In the post itself, Bezos did two super-important things:
- He completely disarmed the National Enquirer and turned the tables on them, by revealing everything he says they threatened to reveal about him -- and using their own words and emails.
- He acknowledged, with one critical sentence, that he understands the real danger that this whole thing presents to Amazon.
To be clear, the danger has nothing to do with Bezos's embarrassment, or damage to his personal reputation, or the damage to his family relationships. The photos at issue are apparently personal, private, and sexual. But honestly, who cares?
They're the back and forth between a 55-year-old man and his 49-year-old girlfriend.
And as for the end of Bezos's marriage to MacKenzie Bezos, well, it's sad -- but that was going to happen anyway. People might laugh a bit or disapprove of him for having an affair. But there's no real danger there.
Instead, the danger is about the challenge this whole thing poses to Amazon.
That's why Bezos included a key passage in his Medium post, describing how he stared the investigation into how the Enquirer obtained his private texts to begin with:
To lead my investigation, I retained Gavin de Becker. I've known Mr. de Becker for twenty years, his expertise in this arena is excellent, and he's one of the smartest and most capable leaders I know.
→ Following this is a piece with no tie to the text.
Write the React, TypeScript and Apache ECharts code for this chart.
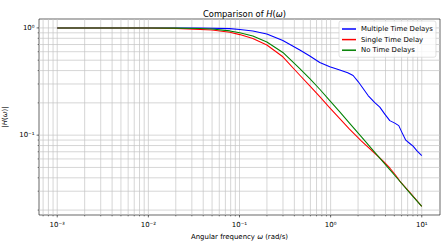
import React, { useEffect, useRef } from "react";
import * as echarts from "echarts";

const FONT = "DejaVu Sans";

// axis extents (log10: -3.2 .. 1.2 and -1.745 .. 0.083)
const X_MIN = 0.000631;
const X_MAX = 15.85;
const Y_MIN = 0.018;
const Y_MAX = 1.211;

const seriesNames = ["Multiple Time Delays", "Single Time Delay", "No Time Delays"];
const seriesColors = ["#0000ff", "#ff0000", "#008000"];

const freqMultiple = [0.001, 0.01, 0.0367, 0.0783, 0.1008, 0.14, 0.1996, 0.299, 0.459, 0.591, 0.76, 0.979, 1.26, 1.54, 1.765, 2.002, 2.272, 2.577, 3.052, 3.463, 3.929, 4.458, 5.057, 5.594, 6.036, 6.677, 7.386, 8.029, 8.815, 10];
const magMultiple = [1, 1, 0.998, 0.985, 0.968, 0.937, 0.879, 0.764, 0.623, 0.547, 0.476, 0.434, 0.405, 0.382, 0.36, 0.316, 0.272, 0.234, 0.201, 0.1827, 0.157, 0.1366, 0.1295, 0.1227, 0.1067, 0.0898, 0.0836, 0.0789, 0.0716, 0.0643];

const freqSingle = [0.001, 0.01, 0.02, 0.05, 0.0783, 0.1008, 0.14, 0.1996, 0.299, 0.459, 0.591, 0.76, 0.979, 1.26, 1.6, 2.18, 3.052, 3.8, 4.458, 5.2, 5.9, 7.6, 10];
const magSingle = [1, 0.997, 0.99, 0.958, 0.91, 0.866, 0.798, 0.693, 0.538, 0.362, 0.288, 0.2286, 0.1796, 0.1423, 0.1144, 0.088, 0.0678, 0.0569, 0.0494, 0.042, 0.0362, 0.0285, 0.0217];

const freqNone = [0.001, 0.01, 0.02, 0.0367, 0.05, 0.0783, 0.1008, 0.14, 0.1996, 0.299, 0.459, 0.591, 0.76, 0.979, 1.26, 1.6, 2.18, 3.052, 4.458, 5.5, 7.386, 10];
const magNone = [1, 0.999, 0.995, 0.986, 0.975, 0.938, 0.902, 0.84, 0.74, 0.59, 0.418, 0.336, 0.268, 0.21, 0.1645, 0.13, 0.0962, 0.0692, 0.0477, 0.0388, 0.029, 0.0217];

const xDecades = [0.0001, 0.001, 0.01, 0.1, 1, 10];
const yDecades = [0.01, 0.1, 1];
const minorMultipliers = [2, 3, 4, 5, 6, 7, 8, 9];

type Tick = { v: number; major: boolean };

function buildTicks(decades: number[], lo: number, hi: number): Tick[] {
  const ticks: Tick[] = [];
  decades.forEach((d) => {
    if (d >= lo && d <= hi) ticks.push({ v: d, major: true });
    minorMultipliers.forEach((m) => {
      const v = d * m;
      if (v >= lo && v <= hi) ticks.push({ v, major: false });
    });
  });
  return ticks;
}

const SUP: Record<string, string> = { "-": "\u207B", "0": "\u2070", "1": "\u00B9", "2": "\u00B2", "3": "\u00B3", "4": "\u2074", "5": "\u2075", "6": "\u2076", "7": "\u2077", "8": "\u2078", "9": "\u2079" };

function logLabel(v: number): string {
  const e = Math.log10(v);
  const r = Math.round(e);
  if (Math.abs(e - r) > 0.01) return "";
  return "10" + String(r).split("").map((c) => SUP[c] || c).join("");
}

export default function App() {
  const ref = useRef<HTMLDivElement>(null);

  useEffect(() => {
    if (!ref.current) return;
    const chart = echarts.init(ref.current, undefined, { renderer: "svg" });
    const xTicks = buildTicks(xDecades, X_MIN, X_MAX);
    const yTicks = buildTicks(yDecades, Y_MIN, Y_MAX);
    const gridColor = "#c4c4c4";

    const lineData = [
      freqMultiple.map((f, i) => [f, magMultiple[i]]),
      freqSingle.map((f, i) => [f, magSingle[i]]),
      freqNone.map((f, i) => [f, magNone[i]]),
    ];

    const option: any = {
      animation: false,
      backgroundColor: "#ffffff",
      textStyle: { fontFamily: FONT },
      title: {
        text: "Comparison of {i|H}({i|ω})",
        left: 239.5,
        textAlign: "center",
        top: 4.5,
        textStyle: {
          fontSize: 8.33,
          fontWeight: "normal",
          color: "#000",
          fontFamily: FONT,
          rich: { i: { fontStyle: "italic", fontSize: 8.33, fontFamily: FONT, color: "#000" } },
        },
      },
      grid: {
        left: 39,
        right: 8,
        top: 19,
        bottom: 37,
        show: true,
        borderColor: "#000",
        borderWidth: 0.6,
        backgroundColor: "transparent",
        containLabel: false,
        outerBoundsMode: "none",
      },
      legend: {
        data: seriesNames,
        orient: "vertical",
        left: 339,
        top: 21,
        padding: [4, 3, 3, 3],
        itemWidth: 14,
        itemHeight: 1.5,
        icon: "rect",
        itemGap: 2.6,
        textStyle: { fontSize: 6.9, fontFamily: FONT, color: "#000", lineHeight: 8 },
        backgroundColor: "rgba(255,255,255,0.8)",
        borderColor: "#cccccc",
        borderWidth: 0.6,
        borderRadius: 2,
      },
      xAxis: {
        type: "log",
        logBase: 10,
        min: X_MIN,
        max: X_MAX,
        axisLine: { show: false },
        axisTick: { show: false },
        splitLine: { show: false },
        axisLabel: {
          formatter: logLabel,
          showMinLabel: false,
          showMaxLabel: false,
          fontSize: 6.94,
          fontFamily: FONT,
          color: "#000",
          margin: 6,
        },
        name: "Angular frequency {i|ω} (rad/s)",
        nameLocation: "middle",
        nameGap: 18,
        nameTextStyle: {
          fontSize: 6.94,
          fontFamily: FONT,
          color: "#000",
          rich: { i: { fontStyle: "italic", fontSize: 6.94, fontFamily: FONT, color: "#000" } },
        },
      },
      yAxis: {
        type: "log",
        logBase: 10,
        min: Y_MIN,
        max: Y_MAX,
        axisLine: { show: false },
        axisTick: { show: false },
        splitLine: { show: false },
        axisLabel: {
          formatter: logLabel,
          showMinLabel: false,
          showMaxLabel: false,
          fontSize: 6.94,
          fontFamily: FONT,
          color: "#000",
          margin: 4.5,
        },
        name: "|{i|H}({i|ω})|",
        nameLocation: "middle",
        nameRotate: 90,
        nameGap: 22,
        nameTextStyle: {
          fontSize: 6.94,
          fontFamily: FONT,
          color: "#000",
          rich: { i: { fontStyle: "italic", fontSize: 6.94, fontFamily: FONT, color: "#000" } },
        },
      },
      series: [
        {
          type: "custom",
          name: "xgrid",
          silent: true,
          z: 1,
          clip: false,
          data: xTicks.map((t) => [t.v, 1]),
          renderItem: (params: any, api: any) => {
            const t = xTicks[params.dataIndex];
            const cs = params.coordSys;
            const px = api.coord([t.v, 1])[0];
            const bottom = cs.y + cs.height;
            const len = t.major ? 2.4 : 1.4;
            return {
              type: "group",
              children: [
                { type: "line", shape: { x1: px, y1: cs.y, x2: px, y2: bottom }, style: { stroke: gridColor, lineWidth: 0.7 } },
                { type: "line", shape: { x1: px, y1: bottom, x2: px, y2: bottom + len }, style: { stroke: "#000", lineWidth: t.major ? 0.6 : 0.45 } },
              ],
            };
          },
        },
        {
          type: "custom",
          name: "ygrid",
          silent: true,
          z: 1,
          clip: false,
          data: yTicks.map((t) => [1, t.v]),
          renderItem: (params: any, api: any) => {
            const t = yTicks[params.dataIndex];
            const cs = params.coordSys;
            const py = api.coord([1, t.v])[1];
            const left = cs.x;
            const len = t.major ? 2.4 : 1.4;
            return {
              type: "group",
              children: [
                { type: "line", shape: { x1: left, y1: py, x2: left + cs.width, y2: py }, style: { stroke: gridColor, lineWidth: 0.7 } },
                { type: "line", shape: { x1: left - len, y1: py, x2: left, y2: py }, style: { stroke: "#000", lineWidth: t.major ? 0.6 : 0.45 } },
              ],
            };
          },
        },
        ...seriesNames.map((name, k) => ({
          type: "line",
          name,
          data: lineData[k],
          showSymbol: false,
          symbol: "none",
          smooth: false,
          z: 3 + k,
          lineStyle: { color: seriesColors[k], width: 1.05, join: "round" },
          itemStyle: { color: seriesColors[k] },
        })),
      ],
    };

    chart.setOption(option);
    return () => {
      chart.dispose();
    };
  }, []);

  return (
    <div
      ref={ref}
      style={{ position: "fixed", left: 0, top: 0, width: 448, height: 252, background: "#fff" }}
    />
  );
}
I asked him to prioritize protecting my time since I have other things I prefer to work on and to proceed with whatever budget he needed to pursue the facts in this matter.
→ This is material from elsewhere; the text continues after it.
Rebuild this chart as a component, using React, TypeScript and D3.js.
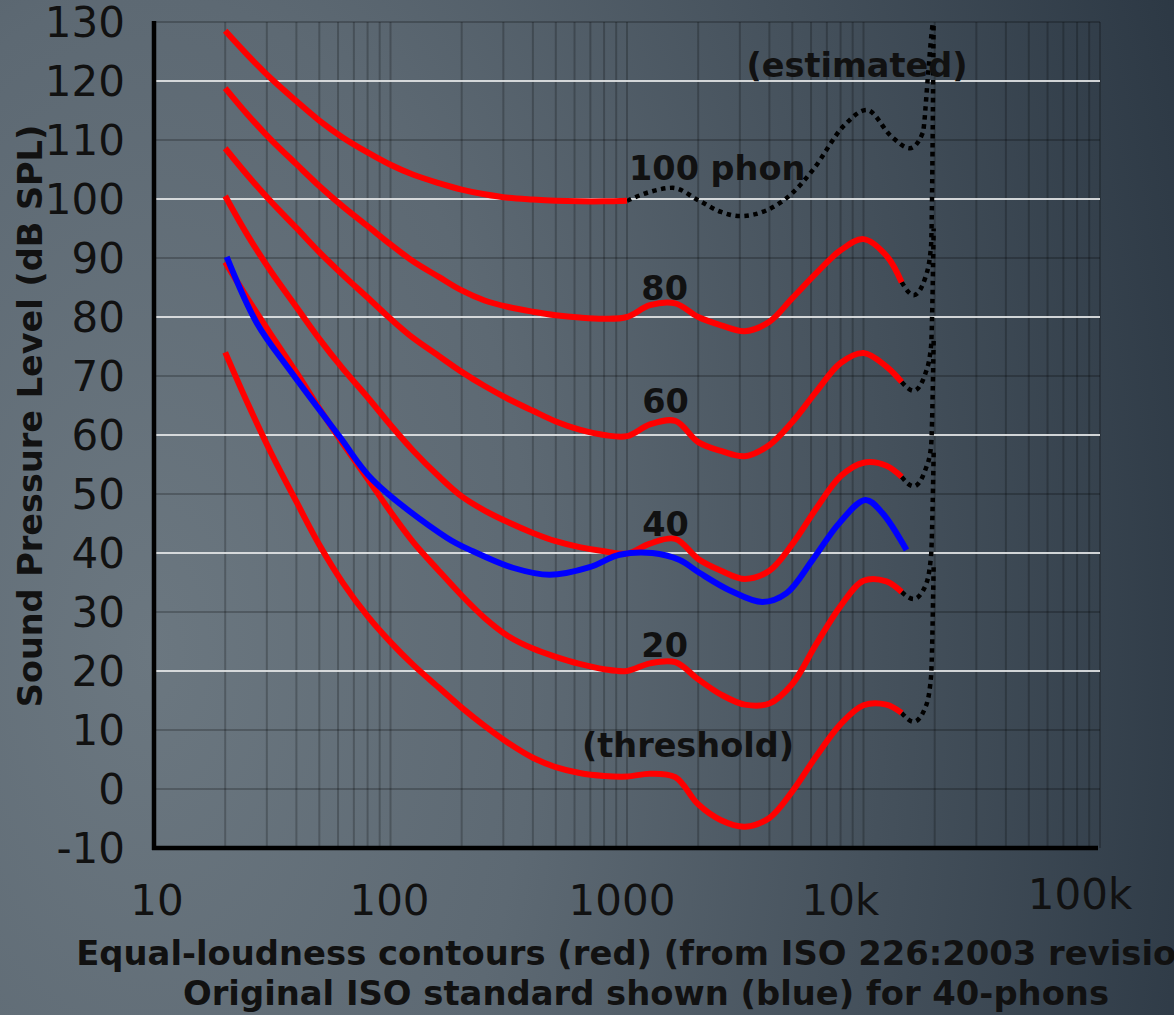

That last sentence -- those last 33 words -- are the real important news here.
Ask any successful person what they think the most valuable resource in the world is, and they won't tell you it's money. It's time.
In this case, it's time that Bezos is dedicating to fighting with the Enquirer, or figuring out whether a government entity was involved with hacking his texts, or whether the whole thing is just juicy gossip "journalism" or part of a bigger feud with the president of the United States.
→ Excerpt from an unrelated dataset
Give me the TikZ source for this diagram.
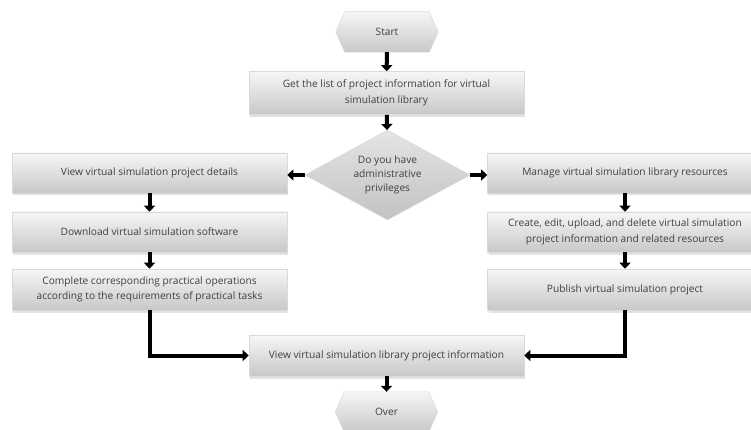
\documentclass[tikz,border=0pt]{standalone}
\usepackage{fontspec}
\setmainfont{Open Sans}
\usetikzlibrary{arrows.meta,shapes.geometric,shadows,backgrounds}
\definecolor{txt}{HTML}{404040}
\definecolor{topg}{HTML}{F6F6F6}
\definecolor{botg}{HTML}{C8C8C8}
\definecolor{dtop}{HTML}{E4E4E4}
\definecolor{dbot}{HTML}{C2C2C2}
\definecolor{edgec}{HTML}{DADADA}
\begin{document}
\begin{tikzpicture}[x=1pt,y=-1pt,
  lbl/.style={font=\fontsize{10.2}{15.5}\selectfont, text=txt, align=center},
  box/.style={lbl, rectangle, draw=edgec, line width=0.6pt, top color=topg, bottom color=botg,
    minimum width=275pt, minimum height=40pt, inner sep=2pt,
    drop shadow={shadow xshift=1pt, shadow yshift=-2.5pt, opacity=0.25, fill=black!45}},
  hexnode/.style={lbl, rectangle, minimum width=102pt, minimum height=40pt, inner sep=0pt},
  hexfill/.style={draw=edgec, line width=0.6pt, top color=topg, bottom color=botg},
  decision/.style={lbl, diamond, aspect=1.83, minimum width=165pt, minimum height=90pt, inner sep=0pt,
    draw=edgec, line width=0.6pt, top color=dtop, bottom color=dbot,
    font=\fontsize{10.2}{14}\selectfont},
  arr/.style={line width=4pt, line join=miter, -{Triangle[length=6pt,width=11pt]}}
]
\clip (0,0) rectangle (751,430);
\node[hexnode] (start) at (387,32) {Start};
\node[box, minimum height=43pt] (b1) at (386.5,93) {Get the list of project information for virtual\\simulation library};
\node[decision] (dec) at (387.5,175) {Do you have\\administrative\\privileges};
\node[box] (l1) at (149.5,173) {View virtual simulation project details};
\node[box] (l2) at (149.5,232) {Download virtual simulation software};
\node[box, minimum height=41pt] (l3) at (149.5,289.5) {Complete corresponding practical operations\\according to the requirements of practical tasks};
\node[box] (r1) at (625,173) {Manage virtual simulation library resources};
\node[box] (r2) at (625,232) {Create, edit, upload, and delete virtual simulation\\project information and related resources};
\node[box, minimum height=41pt] (r3) at (625,289.5) {Publish virtual simulation project};
\node[box, minimum height=41pt] (fin) at (386.5,355.5) {View virtual simulation library project information};
\node[hexnode] (over) at (386.5,412) {Over};
\begin{scope}[on background layer]
\foreach \n in {start,over}
  \path[hexfill] (\n.west) -- ([xshift=9pt]\n.north west) -- ([xshift=-9pt]\n.north east) -- (\n.east)
    -- ([xshift=-9pt]\n.south east) -- ([xshift=9pt]\n.south west) -- cycle;
\end{scope}
\draw[arr] (start) -- (b1);
\draw[arr] (b1) -- (dec);
\draw[arr] (dec.west) -- (dec.west -| l1.east);
\draw[arr] (dec.east) -- (dec.east -| r1.west);
\draw[arr] (l1) -- (l2);
\draw[arr] (l2) -- (l3);
\draw[arr] (r1) -- (r2);
\draw[arr] (r2) -- (r3);
\draw[arr] (l3.south) |- (fin.west);
\draw[arr] (r3.south) |- (fin.east);
\draw[arr] (fin) -- (over);
\end{tikzpicture}
\end{document}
Every hour, every second Bezos spends on that is time he isn't spending on the gargantuan company he built from nothing.
Of course, he protests a bit too much with that line. This is the only Medium post I think he's ever written. It runs about 2,200 words -- nearly four times as long as this article.
He has only 186 tweets on his Twitter profile; one of them is about this scandal. He writes an annual letter to shareholders, and I'm sure has written op-eds before. But how often otherwise does he take the time to write?
He is distracted -- clearly. And not just by this ridiculous scandal, but by having the specter of perhaps the biggest, messiest divorce in American history hanging over his head.
For Bezos, it's not only of a spousal relationship but the start of an era in which he owns only half of his stake in Amazon, half of his stake in Blue Origin, half of his stake in The Washington Post.
The problem is, as Bezos well knows, he cannot afford to give only half the attention that his business leadership roles require. That's the real danger that he, and everyone who cares about Amazon, needs to keep in check.